Les chercheurs ont ensuite mesuré la variation des prix du blé entre 1321 et 1790. Ici encore, les variations de prix sont faibles entre les régions fortement connectées par le réseau romain (ce qui montre l’existence d’un marché intégré). Au contraire, le prix du blé varie fortement entre les régions éloignées de ces routes et canaux. Traduction: les régions interconnectées durant l’Antiquité le sont tout autant en 1790, soit 1500 ans après l’apogée de l’Empire.
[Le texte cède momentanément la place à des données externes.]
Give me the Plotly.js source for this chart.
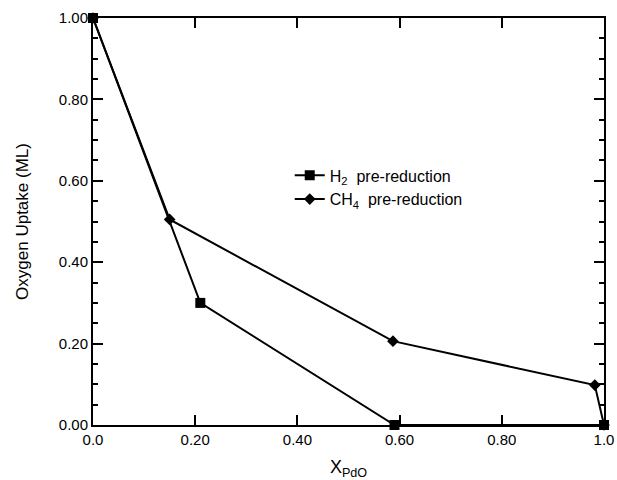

L’influence des voies romaines sur le capitalisme moderne

L’empreinte laissée par Rome va plus loin. Malgré «la transformation radicale des moyens de transport» depuis le XIXe siècle, l’influence du réseau antique s’est maintenue jusqu’à nos jours. Pour le prouver, l’analyse a recensé les liens de capitaux entre les entreprises des régions anciennement intégrées aux voies romaines.

 

Et là encore, les résultats sont significatifs. Une faible “distance effective” entre régions est associée à un nombre plus élevé d’entreprises ayant une filiale dans l’autre région. À l’inverse, plus l’on s’éloigne des anciennes routes commerciales, moins les liens capitalistiques entre entreprises sont importants.

À la fin de l’étude, les chercheurs se risquent à expliquer la cause de cette continuité historique. Tout d’abord, ils expliquent que les régions les mieux connectées dès l’antiquité auraient eu tendance à adopter plus rapidement les nouveaux modes de transports. Ce cercle vertueux de l’innovation a approfondi leurs connexions au fil du temps. Au-delà de l’économie au sens strict, les voies romaines ont aussi favorisé le mouvement des personnes et des idées, favorisant indirectement les échanges commerciaux et l’innovation.

On pourra peut-être regretter le manque d’explications institutionnelles de l’étude, qui omet le rôle du latin comme la lingua franca du continent tout au long du Moyen-Âge, ou encore l’influence du droit romain sur le commerce à l’époque moderne.